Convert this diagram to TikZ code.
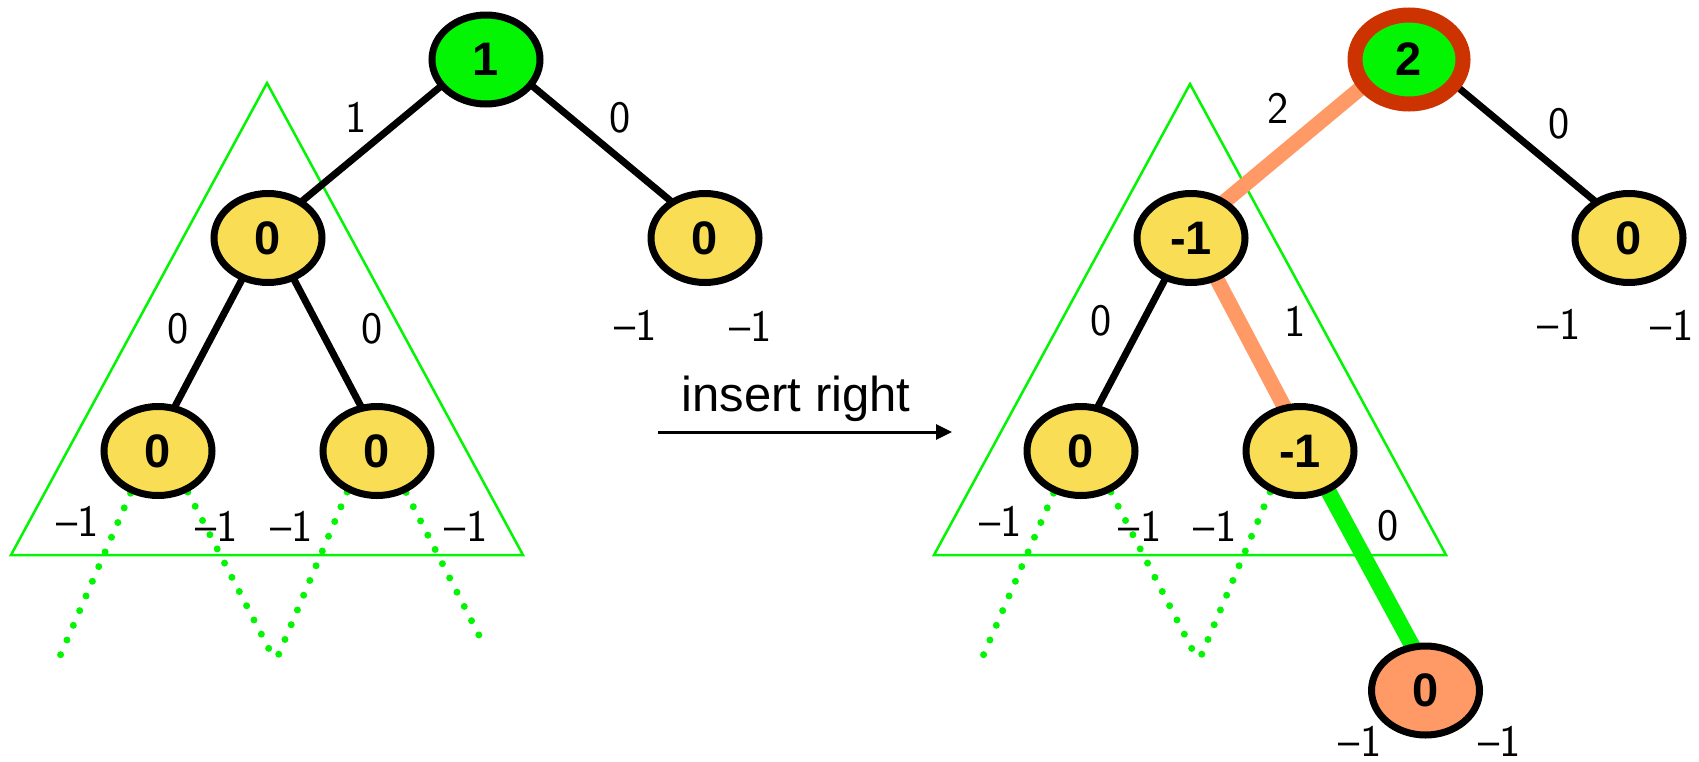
\documentclass[tikz,border=0pt]{standalone}
\usepackage{fontspec}
\usetikzlibrary{shapes.geometric,arrows.meta}
\newfontfamily\arialfont{Liberation Sans}
\newcommand\myNodeFont{\arialfont\bfseries\fontsize{47}{50}\selectfont}
\newcommand\myLabelFont{\sffamily\fontsize{45}{48}\selectfont}
\newcommand\myArrowFont{\arialfont\fontsize{49}{52}\selectfont}
\definecolor{nodeyellow}{RGB}{249,221,84}
\definecolor{brightgreen}{RGB}{4,245,4}
\definecolor{salmon}{RGB}{255,153,102}
\definecolor{rootred}{RGB}{204,51,0}
\pgfdeclarelayer{bg}
\pgfsetlayers{bg,main}
\tikzset{
  tnode/.style={ellipse, draw=black, line width=7pt, minimum width=108pt, minimum height=89pt, inner sep=0pt, fill=nodeyellow, font=\myNodeFont},
  rootL/.style={tnode, fill=brightgreen},
  rootR/.style={tnode, fill=brightgreen, draw=rootred, line width=15pt},
  newnode/.style={tnode, fill=salmon},
  elabel/.style={font=\myLabelFont, inner sep=0pt},
  blackedge/.style={draw=black, line width=7pt, shorten <=-12pt, shorten >=-12pt},
  hotedge/.style={draw=salmon, line width=15pt, shorten <=-12pt, shorten >=-12pt},
  newedge/.style={draw=brightgreen, line width=16pt, shorten <=-12pt, shorten >=-12pt},
  leafdots/.style={draw=brightgreen, line width=7pt, line cap=round, dash pattern=on 0pt off 16pt},
  subtree/.style={draw=brightgreen, line width=2.5pt, line join=miter},
}
\begin{document}
\begin{tikzpicture}[x=1pt,y=-1pt]
\useasboundingbox (0,0) rectangle (1699,761);

% ---------- left tree nodes ----------
\node[rootL] (L0) at (486,59.5) {1};
\node[tnode] (L1) at (268,238) {0};
\node[tnode] (L2) at (705,238) {0};
\node[tnode] (L3) at (158,451) {0};
\node[tnode] (L4) at (377,451) {0};

% ---------- right tree nodes ----------
\node[rootR] (R0) at (1409,59.5) {2};
\node[tnode] (R1) at (1191,238) {-1};
\node[tnode] (R2) at (1629,238) {0};
\node[tnode] (R3) at (1081,451) {0};
\node[tnode] (R4) at (1300,451) {-1};
\node[newnode] (R5) at (1425.5,690.5) {0};

% free ends
\coordinate (dl1) at (60,656);
\coordinate (dl2) at (269,649);
\coordinate (dl3) at (278,656);
\coordinate (dl4) at (486,649);
\coordinate (dr1) at (983,656);
\coordinate (dr2) at (1192,649);
\coordinate (dr3) at (1201,656);
\coordinate (arrS) at (658,432);
\coordinate (arrE) at (952,432);

\begin{pgfonlayer}{bg}
  \fill[white] (0,0) rectangle (1699,761);
  % subtree triangles
  \draw[subtree] (267,83) -- (11,555) -- (523,555) -- cycle;
  \draw[subtree] (1190,84) -- (934,555) -- (1446,555) -- cycle;
  % left edges
  \draw[blackedge] (L0.-149) -- (L1.47);
  \draw[blackedge] (L0.-30.5) -- (L2.133);
  \draw[blackedge] (L1.-122) -- (L3.69);
  \draw[blackedge] (L1.-58) -- (L4.110);
  % right edges
  \draw[hotedge] (R0.-149) -- (R1.47);
  \draw[blackedge] (R0.-30.5) -- (R2.133);
  \draw[blackedge] (R1.-122) -- (R3.69);
  \draw[hotedge] (R1.-58) -- (R4.110);
  \draw[newedge] (R4.-55) -- (R5.107);
  % dotted leaves
  \draw[leafdots] (L3.-123) -- (dl1);
  \draw[leafdots] (L3.-54) -- (dl2);
  \draw[leafdots] (L4.-126) -- (dl3);
  \draw[leafdots] (L4.-55) -- (dl4);
  \draw[leafdots] (R3.-123) -- (dr1);
  \draw[leafdots] (R3.-54) -- (dr2);
  \draw[leafdots] (R4.-126) -- (dr3);
\end{pgfonlayer}

% ---------- edge labels left ----------
\node[elabel] (la) at (356,117.5) {1};
\node[elabel] (lb) at (619.6,117.5) {0};
\node[elabel] (lc) at (178,329) {0};
\node[elabel] (ld) at (372,329) {0};
\node[elabel] (le) at (635.7,325) {\textendash1};
\node[elabel] (lf) at (750.7,326) {\textendash1};
\node[elabel] (lg) at (77.7,521.7) {\textendash1};
\node[elabel] (lh) at (216.6,526.7) {\textendash1};
\node[elabel] (li) at (291.5,526.7) {\textendash1};
\node[elabel] (lj) at (466,526.7) {\textendash1};

% ---------- edge labels right ----------
\node[elabel] (ra) at (1278,108) {2};
\node[elabel] (rb) at (1559,124) {0};
\node[elabel] (rc) at (1100.8,321) {0};
\node[elabel] (rd) at (1295,321) {1};
\node[elabel] (re) at (1559,324) {\textendash1};
\node[elabel] (rf) at (1672,325) {\textendash1};
\node[elabel] (rg) at (1000.6,521.7) {\textendash1};
\node[elabel] (rh) at (1140,526.7) {\textendash1};
\node[elabel] (ri) at (1215,526.7) {\textendash1};
\node[elabel] (rj) at (1388,526) {0};
\node[elabel] (rk) at (1360,741) {\textendash1};
\node[elabel] (rl) at (1499.5,741) {\textendash1};

% ---------- arrow ----------
\draw[line width=3pt, -{Triangle[length=16pt,width=15pt]}] (arrS) -- (arrE);
\node[anchor=base, font=\myArrowFont, inner sep=0pt] (ins) at (796,411.7) {insert right};
\end{tikzpicture}
\end{document}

+++

YOUR TASK - Make an exact copy of the data, leaving its pictures out.

SOLVED PROBLEM -
Convert this diagram to TikZ code.
\documentclass[tikz,border=0pt]{standalone}
\usepackage{fontspec}
\usetikzlibrary{shapes.geometric,arrows.meta}
\newfontfamily\arialfont{Liberation Sans}
\newcommand\myNodeFont{\arialfont\bfseries\fontsize{47}{50}\selectfont}
\newcommand\myLabelFont{\sffamily\fontsize{45}{48}\selectfont}
\newcommand\myArrowFont{\arialfont\fontsize{49}{52}\selectfont}
\definecolor{nodeyellow}{RGB}{249,221,84}
\definecolor{brightgreen}{RGB}{4,245,4}
\definecolor{salmon}{RGB}{255,153,102}
\definecolor{rootred}{RGB}{204,51,0}
\pgfdeclarelayer{bg}
\pgfsetlayers{bg,main}
\tikzset{
  tnode/.style={ellipse, draw=black, line width=7pt, minimum width=108pt, minimum height=89pt, inner sep=0pt, fill=nodeyellow, font=\myNodeFont},
  rootL/.style={tnode, fill=brightgreen},
  rootR/.style={tnode, fill=brightgreen, draw=rootred, line width=15pt},
  newnode/.style={tnode, fill=salmon},
  elabel/.style={font=\myLabelFont, inner sep=0pt},
  blackedge/.style={draw=black, line width=7pt, shorten <=-12pt, shorten >=-12pt},
  hotedge/.style={draw=salmon, line width=15pt, shorten <=-12pt, shorten >=-12pt},
  newedge/.style={draw=brightgreen, line width=16pt, shorten <=-12pt, shorten >=-12pt},
  leafdots/.style={draw=brightgreen, line width=7pt, line cap=round, dash pattern=on 0pt off 16pt},
  subtree/.style={draw=brightgreen, line width=2.5pt, line join=miter},
}
\begin{document}
\begin{tikzpicture}[x=1pt,y=-1pt]
\useasboundingbox (0,0) rectangle (1699,761);

% ---------- left tree nodes ----------
\node[rootL] (L0) at (486,59.5) {1};
\node[tnode] (L1) at (268,238) {0};
\node[tnode] (L2) at (705,238) {0};
\node[tnode] (L3) at (158,451) {0};
\node[tnode] (L4) at (377,451) {0};

% ---------- right tree nodes ----------
\node[rootR] (R0) at (1409,59.5) {2};
\node[tnode] (R1) at (1191,238) {-1};
\node[tnode] (R2) at (1629,238) {0};
\node[tnode] (R3) at (1081,451) {0};
\node[tnode] (R4) at (1300,451) {-1};
\node[newnode] (R5) at (1425.5,690.5) {0};

% free ends
\coordinate (dl1) at (60,656);
\coordinate (dl2) at (269,649);
\coordinate (dl3) at (278,656);
\coordinate (dl4) at (486,649);
\coordinate (dr1) at (983,656);
\coordinate (dr2) at (1192,649);
\coordinate (dr3) at (1201,656);
\coordinate (arrS) at (658,432);
\coordinate (arrE) at (952,432);

\begin{pgfonlayer}{bg}
  \fill[white] (0,0) rectangle (1699,761);
  % subtree triangles
  \draw[subtree] (267,83) -- (11,555) -- (523,555) -- cycle;
  \draw[subtree] (1190,84) -- (934,555) -- (1446,555) -- cycle;
  % left edges
  \draw[blackedge] (L0.-149) -- (L1.47);
  \draw[blackedge] (L0.-30.5) -- (L2.133);
  \draw[blackedge] (L1.-122) -- (L3.69);
  \draw[blackedge] (L1.-58) -- (L4.110);
  % right edges
  \draw[hotedge] (R0.-149) -- (R1.47);
  \draw[blackedge] (R0.-30.5) -- (R2.133);
  \draw[blackedge] (R1.-122) -- (R3.69);
  \draw[hotedge] (R1.-58) -- (R4.110);
  \draw[newedge] (R4.-55) -- (R5.107);
  % dotted leaves
  \draw[leafdots] (L3.-123) -- (dl1);
  \draw[leafdots] (L3.-54) -- (dl2);
  \draw[leafdots] (L4.-126) -- (dl3);
  \draw[leafdots] (L4.-55) -- (dl4);
  \draw[leafdots] (R3.-123) -- (dr1);
  \draw[leafdots] (R3.-54) -- (dr2);
  \draw[leafdots] (R4.-126) -- (dr3);
\end{pgfonlayer}

% ---------- edge labels left ----------
\node[elabel] (la) at (356,117.5) {1};
\node[elabel] (lb) at (619.6,117.5) {0};
\node[elabel] (lc) at (178,329) {0};
\node[elabel] (ld) at (372,329) {0};
\node[elabel] (le) at (635.7,325) {\textendash1};
\node[elabel] (lf) at (750.7,326) {\textendash1};
\node[elabel] (lg) at (77.7,521.7) {\textendash1};
\node[elabel] (lh) at (216.6,526.7) {\textendash1};
\node[elabel] (li) at (291.5,526.7) {\textendash1};
\node[elabel] (lj) at (466,526.7) {\textendash1};

% ---------- edge labels right ----------
\node[elabel] (ra) at (1278,108) {2};
\node[elabel] (rb) at (1559,124) {0};
\node[elabel] (rc) at (1100.8,321) {0};
\node[elabel] (rd) at (1295,321) {1};
\node[elabel] (re) at (1559,324) {\textendash1};
\node[elabel] (rf) at (1672,325) {\textendash1};
\node[elabel] (rg) at (1000.6,521.7) {\textendash1};
\node[elabel] (rh) at (1140,526.7) {\textendash1};
\node[elabel] (ri) at (1215,526.7) {\textendash1};
\node[elabel] (rj) at (1388,526) {0};
\node[elabel] (rk) at (1360,741) {\textendash1};
\node[elabel] (rl) at (1499.5,741) {\textendash1};

% ---------- arrow ----------
\draw[line width=3pt, -{Triangle[length=16pt,width=15pt]}] (arrS) -- (arrE);
\node[anchor=base, font=\myArrowFont, inner sep=0pt] (ins) at (796,411.7) {insert right};
\end{tikzpicture}
\end{document}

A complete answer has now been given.